AEG's other assets include stakes in David Beckham's football team, LA Galaxy, and the Los Angeles Lakers basketball team, as well as concert venues in Berlin, New York, Shanghai and Sydney. As with the O2, it has focused on sites in unloved areas, believing fans will come to see stars such as Madonna or Justin Bieber wherever they're playing.
That has proved true in Los Angeles, where AEG helped to turn around the largely abandoned downtown area into an entertainment destination, with the 20,000-seat Staples Center at its core. Likewise, at the O2 arena. Now the most popular music venue in the world by ticket sales, it feels like a long time since the Dome was so bogged down in controversy that newspapers appeared to have changed its name to the "troubled Dome".
But although the building itself, designed by the Richard Rogers Partnership, cost about £43m to build, the total bill for the Dome project exceeded £600m.
Papers released by the National Archives a few years ago revealed that the Dome's original operating company struggled to pay its bills from the week the attraction opened its doors. ran out of money by 28 January 2000 – four weeks after its opening night. The Millennium Commission ended up having to make repeated trips with a begging bowl to the National Lottery's pot of cash.
And once the millennial exhibitions closed down there was still huge uncertainty about what to do next. In talk reminiscent of the legacy plans for the Olympic stadium, football clubs began investigating the possibility of using the structure. Charlton Athletic were considering turning it into a 45,000 all-seater stadium.
Ultimately the Government disposed of the Dome for a nominal sum – reportedly £1 – to Meridian Delta, a consortium led by Philip Anschutz, alongside Lend Lease, the Australian firm behind the Bluewater shopping centre in Kent, and Quintain Estates, which owns 14 acres of land on the site. The latter two sold their interest in the site's freehold when Trinity College Cambridge, bought the holding company of the 999-year lease for the Millennium Dome three years ago. But AEG took on the Dome.
Talk of turning it into a "super casino" didn't get past the drawing board, but the US group went on to invest more than £350m in the site, turning it into the 20,000-seater arena and shopping complex which sold nearly two million tickets last year.

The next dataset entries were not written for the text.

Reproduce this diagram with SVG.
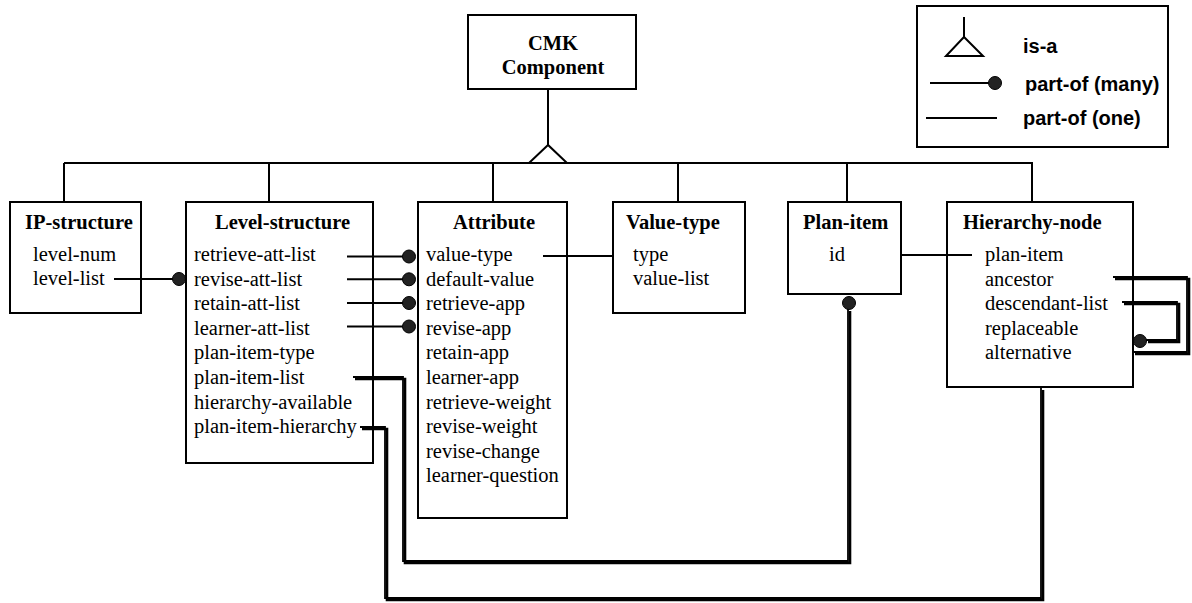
<svg xmlns="http://www.w3.org/2000/svg" width="1192" height="603" viewBox="0 0 1192 603">
<style>
.box{fill:#fff;stroke:#000;stroke-width:2}
.t{font-family:"Liberation Serif","Times New Roman",serif;font-size:20.5px;fill:#000}
.b{font-weight:bold}
.lg{font-family:"Liberation Sans",Arial,sans-serif;font-size:20px;font-weight:bold;fill:#000}
.ln{stroke:#000;stroke-width:2;fill:none}
.dsh{stroke:#000;stroke-width:2.6;fill:none}
.dbl{stroke:#000;stroke-width:1.8;fill:none}
.dot{fill:#222;stroke:#000;stroke-width:1}
</style>
<defs>
<path id="loopA" d="M353,377 H403 V561 H848 V309"/>
<path id="loopB" d="M360,427 H385 V598 H1041 V388"/>
<path id="selfA" d="M1113,277 H1187 V352 H1133"/>
<path id="selfB" d="M1122,302 H1177 V340 H1146"/>
</defs>

<g id="legend">
<rect class="box" x="917" y="6" width="251" height="141"/>
<line class="ln" x1="964" y1="17" x2="964" y2="37"/>
<polygon class="ln" points="964,37 946,56 983,56"/>
<text class="lg" x="1023" y="53">is-a</text>
<line class="ln" x1="930" y1="83" x2="992" y2="83"/>
<circle class="dot" cx="995" cy="83" r="6.5"/>
<text class="lg" x="1025" y="91">part-of (many)</text>
<line class="ln" x1="926" y1="118" x2="997" y2="118"/>
<text class="lg" x="1023" y="125">part-of (one)</text>
</g>

<g id="connectors">
<line class="ln" x1="548" y1="89" x2="548" y2="145"/>
<polygon class="ln" points="548,145 529,163 567,163"/>
<line class="ln" x1="64" y1="163" x2="1033" y2="163"/>
<line class="ln" x1="64" y1="163" x2="64" y2="202"/>
<line class="ln" x1="269" y1="163" x2="269" y2="202"/>
<line class="ln" x1="493" y1="163" x2="493" y2="202"/>
<line class="ln" x1="678" y1="163" x2="678" y2="202"/>
<line class="ln" x1="847" y1="163" x2="847" y2="202"/>
<line class="ln" x1="1032" y1="163" x2="1032" y2="202"/>
</g>

<g id="cmk-component">
<rect class="box" x="468" y="15" width="168" height="74"/>
<text class="t b" x="553" y="50" text-anchor="middle">CMK</text>
<text class="t b" x="553" y="74" text-anchor="middle">Component</text>
</g>

<g id="ip-structure">
<rect class="box" x="10" y="202" width="131" height="111"/>
<text class="t b" x="25" y="229">IP-structure</text>
<text class="t" x="33" y="261">level-num</text>
<text class="t" x="33" y="285">level-list</text>
</g>

<g id="level-structure">
<rect class="box" x="186" y="202" width="187" height="261"/>
<text class="t b" x="215" y="229">Level-structure</text>
<text class="t" x="194" y="261">retrieve-att-list</text>
<text class="t" x="194" y="285.6">revise-att-list</text>
<text class="t" x="194" y="310.2">retain-att-list</text>
<text class="t" x="194" y="334.8">learner-att-list</text>
<text class="t" x="194" y="359.4">plan-item-type</text>
<text class="t" x="194" y="384">plan-item-list</text>
<text class="t" x="194" y="408.6">hierarchy-available</text>
<text class="t" x="194" y="433.2">plan-item-hierarchy</text>
</g>

<g id="attribute">
<rect class="box" x="418" y="202" width="149" height="316"/>
<text class="t b" x="453" y="229">Attribute</text>
<text class="t" x="426" y="261">value-type</text>
<text class="t" x="426" y="285.6">default-value</text>
<text class="t" x="426" y="310.2">retrieve-app</text>
<text class="t" x="426" y="334.8">revise-app</text>
<text class="t" x="426" y="359.4">retain-app</text>
<text class="t" x="426" y="384">learner-app</text>
<text class="t" x="426" y="408.6">retrieve-weight</text>
<text class="t" x="426" y="433.2">revise-weight</text>
<text class="t" x="426" y="457.8">revise-change</text>
<text class="t" x="426" y="482.4">learner-question</text>
</g>

<g id="value-type">
<rect class="box" x="613" y="202" width="132" height="111"/>
<text class="t b" x="626" y="229">Value-type</text>
<text class="t" x="633" y="261">type</text>
<text class="t" x="633" y="285">value-list</text>
</g>

<g id="plan-item">
<rect class="box" x="788" y="202" width="113" height="92"/>
<text class="t b" x="803" y="229">Plan-item</text>
<text class="t" x="829" y="261">id</text>
</g>

<g id="hierarchy-node">
<rect class="box" x="947" y="202" width="186" height="185"/>
<text class="t b" x="963" y="229">Hierarchy-node</text>
<text class="t" x="985" y="261">plan-item</text>
<text class="t" x="985" y="285.6">ancestor</text>
<text class="t" x="985" y="310.2">descendant-list</text>
<text class="t" x="985" y="334.8">replaceable</text>
<text class="t" x="985" y="359.4">alternative</text>
</g>

<g id="relations">
<line class="ln" x1="114" y1="279" x2="175" y2="279"/>
<circle class="dot" cx="179" cy="279" r="6.5"/>
<line class="ln" x1="347" y1="256.5" x2="406" y2="256.5"/>
<circle class="dot" cx="409" cy="256.5" r="6.5"/>
<line class="ln" x1="347" y1="279.3" x2="406" y2="279.3"/>
<circle class="dot" cx="409" cy="279.3" r="6.5"/>
<line class="ln" x1="347" y1="303" x2="406" y2="303"/>
<circle class="dot" cx="409" cy="303" r="6.5"/>
<line class="ln" x1="347" y1="326.5" x2="406" y2="326.5"/>
<circle class="dot" cx="409" cy="326.5" r="6.5"/>
<line class="ln" x1="543" y1="256" x2="613" y2="256"/>
<line class="ln" x1="901" y1="255" x2="972" y2="255"/>
<use href="#loopA" class="dsh" transform="translate(2,2)"/>
<use href="#loopA" class="dbl"/>
<circle class="dot" cx="849" cy="303" r="6.5"/>
<use href="#loopB" class="dsh" transform="translate(2,2)"/>
<use href="#loopB" class="dbl"/>
<use href="#selfA" class="dsh" transform="translate(2,2)"/>
<use href="#selfA" class="dbl"/>
<use href="#selfB" class="dsh" transform="translate(2,2)"/>
<use href="#selfB" class="dbl"/>
<circle class="dot" cx="1140" cy="341" r="6.5"/>
</g>
</svg>
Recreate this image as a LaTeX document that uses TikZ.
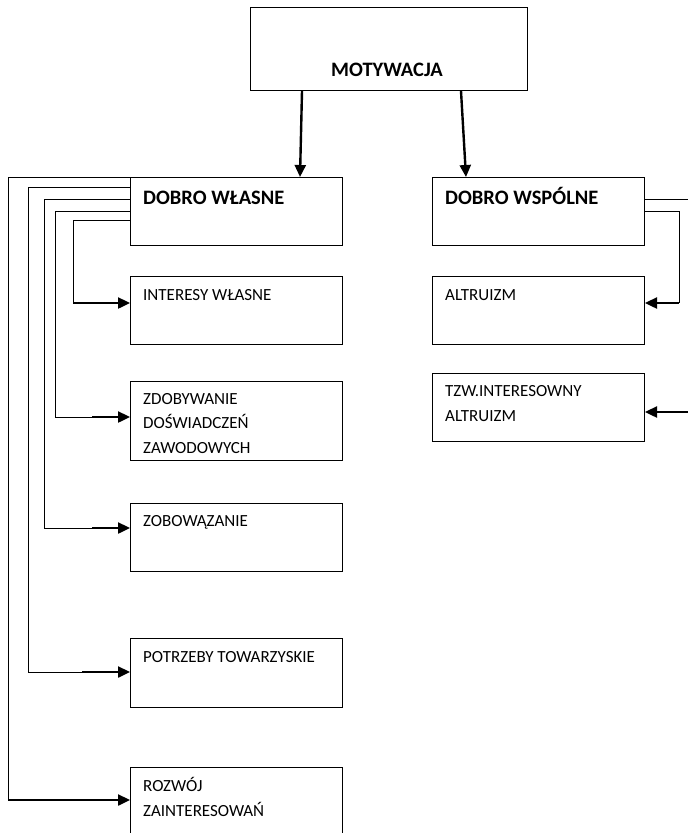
\documentclass[tikz,border=0pt]{standalone}
\usepackage{fontspec}
\setmainfont{Carlito}
\usetikzlibrary{arrows.meta}
\begin{document}
\begin{tikzpicture}[x=1pt,y=-1pt,
  box/.style={draw,line width=1pt,inner sep=0pt,anchor=north west},
  lbl/.style={anchor=base west,inner sep=0pt,font=\fontsize{17}{20}\selectfont},
  blbl/.style={anchor=base west,inner sep=0pt,font=\fontsize{20.5}{24}\selectfont\bfseries},
  thin/.style={line width=0.9pt},
  arr/.style={line width=2.4pt,-{Triangle[length=12pt,width=11pt]}}]
\useasboundingbox (0,0) rectangle (688,833);
% boxes
\node[box,minimum width=277pt,minimum height=83pt] (mot) at (250,7) {};
\node[box,minimum width=212pt,minimum height=68pt] (dw) at (130,177) {};
\node[box,minimum width=212pt,minimum height=68pt] (ds) at (432,177) {};
\node[box,minimum width=212pt,minimum height=68pt] (iw) at (130,276) {};
\node[box,minimum width=212pt,minimum height=79pt] (zd) at (130,381) {};
\node[box,minimum width=212pt,minimum height=68pt] (zo) at (130,503) {};
\node[box,minimum width=212pt,minimum height=69pt] (pt) at (130,638) {};
\node[box,minimum width=212pt,minimum height=90pt] (rz) at (130,767) {};
\node[box,minimum width=212pt,minimum height=68pt] (al) at (432,276) {};
\node[box,minimum width=212pt,minimum height=68pt] (tz) at (432,373) {};
% texts
\node[blbl] (tmot) at (331,76) {MOTYWACJA};
\node[blbl] (tdw) at (143,204) {DOBRO WŁASNE};
\node[blbl] (tds) at (445,204) {DOBRO WSPÓLNE};
\node[lbl] (tiw) at (143,300) {INTERESY WŁASNE};
\node[lbl] (tzd1) at (143,404) {ZDOBYWANIE};
\node[lbl] (tzd2) at (143,428) {DOŚWIADCZEŃ};
\node[lbl] (tzd3) at (143,453) {ZAWODOWYCH};
\node[lbl] (tzo) at (143,526) {ZOBOWĄZANIE};
\node[lbl] (tpt) at (143,662) {POTRZEBY TOWARZYSKIE};
\node[lbl] (trz1) at (143,791) {ROZWÓJ};
\node[lbl] (trz2) at (143,816) {ZAINTERESOWAŃ};
\node[lbl] (tal) at (445,300) {ALTRUIZM};
\node[lbl] (ttz1) at (445,396) {TZW.INTERESOWNY};
\node[lbl] (ttz2) at (445,421) {ALTRUIZM};
% top arrows
\draw[arr] (mot.south -| 302,0) -- (dw.north -| 300,0);
\draw[arr] (mot.south -| 461,0) -- (ds.north -| 466,0);
% left connectors
\coordinate (c1) at (73,303);
\coordinate (c2) at (92,417);
\coordinate (c3) at (92,528);
\coordinate (c4) at (82,672);
\coordinate (c5) at (8,800);
\draw[thin] (dw.west |- 0,220) -- (73,220) -- (c1);
\draw[arr] (c1) -- (iw.west |- c1);
\draw[thin] (dw.west |- 0,211) -- (55,211) -- (55,417) -- (c2);
\draw[arr] (c2) -- (zd.west |- c2);
\draw[thin] (dw.west |- 0,199) -- (44,199) -- (44,528) -- (c3);
\draw[arr] (c3) -- (zo.west |- c3);
\draw[thin] (dw.west |- 0,187) -- (28,187) -- (28,672) -- (c4);
\draw[arr] (c4) -- (pt.west |- c4);
\draw[thin] (dw.north west) -- (8,177) -- (c5);
\draw[arr] (c5) -- (rz.west |- c5);
% right connectors
\coordinate (r1) at (688,199);
\coordinate (r2) at (679,303);
\coordinate (r3) at (688,412);
\draw[thin] (ds.east |- r1) -- (r1);
\draw[thin] (ds.east |- 0,211) -- (679,211) -- (r2);
\draw[arr] (r2) -- (al.east |- r2);
\draw[arr] (r3) -- (tz.east |- r3);
\end{tikzpicture}
\end{document}
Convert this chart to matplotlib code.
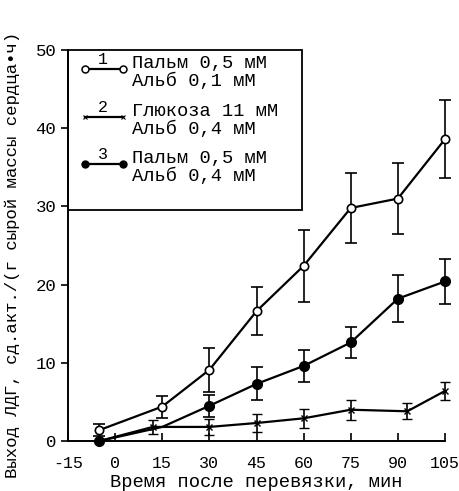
import matplotlib
matplotlib.use("Agg")
import matplotlib.pyplot as plt
from matplotlib.patches import Rectangle
from matplotlib.lines import Line2D

plt.rcParams['font.family'] = ['Liberation Mono', 'DejaVu Sans Mono']
plt.rcParams['axes.unicode_minus'] = False

# Series 1: open circles (Пальм 0,5 мМ / Альб 0,1 мМ)
x1 = [-5, 15, 30, 45, 60, 75, 90, 105]
y1 = [1.4, 4.4, 9.1, 16.6, 22.4, 29.8, 31.0, 38.6]
e1 = [0.8, 1.4, 2.8, 3.1, 4.6, 4.5, 4.5, 5.0]

# Series 2: crosses (Глюкоза 11 мМ / Альб 0,4 мМ)
x2 = [-5, 12, 30, 45, 60, 75, 93, 105]
y2 = [0.0, 1.8, 1.8, 2.3, 2.9, 4.0, 3.8, 6.4]
e2 = [0.0, 0.9, 1.0, 1.2, 1.2, 1.3, 1.0, 1.2]

# Series 3: filled circles (Пальм 0,5 мМ / Альб 0,4 мМ)
x3 = [-5, 15, 30, 45, 60, 75, 90, 105]
y3 = [0.0, 1.8, 4.5, 7.3, 9.6, 12.6, 18.2, 20.4]
e3 = [0.0, 0.0, 1.4, 2.1, 2.0, 2.0, 3.0, 2.9]

xticks = [-15, 0, 15, 30, 45, 60, 75, 90, 105]
yticks = [0, 10, 20, 30, 40, 50]
legend_num = ["1", "2", "3"]
legend_txt = [("Пальм 0,5 мМ", "Альб 0,1 мМ"),
              ("Глюкоза 11 мМ", "Альб 0,4 мМ"),
              ("Пальм 0,5 мМ", "Альб 0,4 мМ")]
xlabel = "Время после перевязки, мин"
ylabel = "Выход ЛДГ, сд.акт./(г сырой массы сердца•ч)"

fig = plt.figure(figsize=(4.6, 4.91), dpi=100)
ax = fig.add_axes([68/460, 1-441/491, (445-68)/460, (441-50)/491])

lw = 1.6
ax.errorbar(x1, y1, yerr=e1, color='black', lw=lw, marker='o', mfc='white',
            mec='black', ms=6, mew=1.2, capsize=4, elinewidth=1.2, capthick=1.2,
            clip_on=False, zorder=3)
ax.errorbar(x2, y2, yerr=e2, color='black', lw=lw, marker='x', ms=4.5, mew=1.0,
            capsize=3.5, elinewidth=1.2, capthick=1.2, clip_on=False, zorder=3)
ax.errorbar(x3, y3, yerr=e3, color='black', lw=lw, marker='o', mfc='black',
            mec='black', ms=7, capsize=4, elinewidth=1.2, capthick=1.2,
            markevery=[0, 2, 3, 4, 5, 6, 7], clip_on=False, zorder=3)

ax.set_xlim(-15, 105)
ax.set_ylim(0, 50)
ax.set_xticks(xticks)
ax.set_yticks(yticks)
ax.tick_params(axis='x', direction='in', length=6, width=1.2, labelsize=12, pad=11)
ax.tick_params(axis='y', direction='out', length=5, width=1.2, labelsize=12.5)
for s in ['top', 'right']:
    ax.spines[s].set_visible(False)
for s in ['left', 'bottom']:
    ax.spines[s].set_linewidth(1.4)

ax.set_xlabel(xlabel, fontsize=13.5, labelpad=2)
fig.text(12/460, 1-255/491, ylabel, rotation=90, fontsize=12.5, ha='center', va='center')

# legend box
bx0, by0, bx1, by1 = 0.0, (441-210)/391, (302-68)/377, 1.0
ax.add_patch(Rectangle((bx0, by0), bx1-bx0, by1-by0, transform=ax.transAxes,
                       fill=False, lw=1.3, ec='black', clip_on=False, zorder=4))
rows = [69, 117, 164]
styles = [dict(marker='o', mfc='white', mec='black', ms=5, mew=1.1),
          dict(marker='x', mec='black', ms=3, mew=0.8),
          dict(marker='o', mfc='black', mec='black', ms=5)]
def ax_xy(px, py):
    return (px-68)/377, (441-py)/391
for i, ry in enumerate(rows):
    xa, ya = ax_xy(85, ry)
    xb, _ = ax_xy(123, ry)
    ax.add_line(Line2D([xa, xb], [ya, ya], transform=ax.transAxes, color='black',
                       lw=1.6, markevery=[0, 1], clip_on=False, **styles[i]))
    xn, yn = ax_xy(103, ry-2)
    ax.text(xn, yn, legend_num[i], transform=ax.transAxes, ha='center', va='bottom',
            fontsize=12)
    xt, yt = ax_xy(132, ry-6)
    ax.text(xt, yt, legend_txt[i][0], transform=ax.transAxes, ha='left',
            va='center', fontsize=13.5)
    xt, yt = ax_xy(132, ry+12)
    ax.text(xt, yt, legend_txt[i][1], transform=ax.transAxes, ha='left',
            va='center', fontsize=13.5)

fig.savefig("out.png", dpi=100)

It's not the first time that Mr Anschutz has considered punting off AEG. In 2008, events giant Ticketmaster and Cablevision were close to completing a deal to buy a 49 per cent stake in AEG Live, the firm's concert arm, for some $400m. But talks collapsed and Ticketmaster went on to merge with Live Nation. But this time the selling intent seems serious.
It's five decades since Mr Anschutz, starting making the fortune that saw Forbes reckon his wealth at $7bn last year. He bought out his father's drilling company in 1961, but his first major deal was seven years later, when one of his Wyoming wells caught fire.
Instead of counting his losses, he charged Universal Pictures $100,000 to film the scenes for a movie the studio was making about fire fighter Red Adair. This time around, it's Anschutz' deal that is set to be the blockbuster.
Millennium Dome: A timeline
1994 John Major's Tory government first raises the idea of building an enormous dome to mark the start of the new millennium.
1995 A committee of MPs approves the plans.
1997 Approached by the Tories, new Prime Minister Tony Blair at first refuses to give his approval to the project, then relents.
1998 Dome officials admit that its net grant requirement was £441m rather than the original £399m. More than £150m extra Lottery cash is later allocated.
2000 Officials admitted visitor targets would be missed and breaking even "could not be guaranteed".
2001 Announcement of the sale of site to the Meridian Delta consortium led by Philip Anschutz.
2009 Trinity College Cambridge spends £24m buying the holding company of the 999-year lease for the Millennium Dome.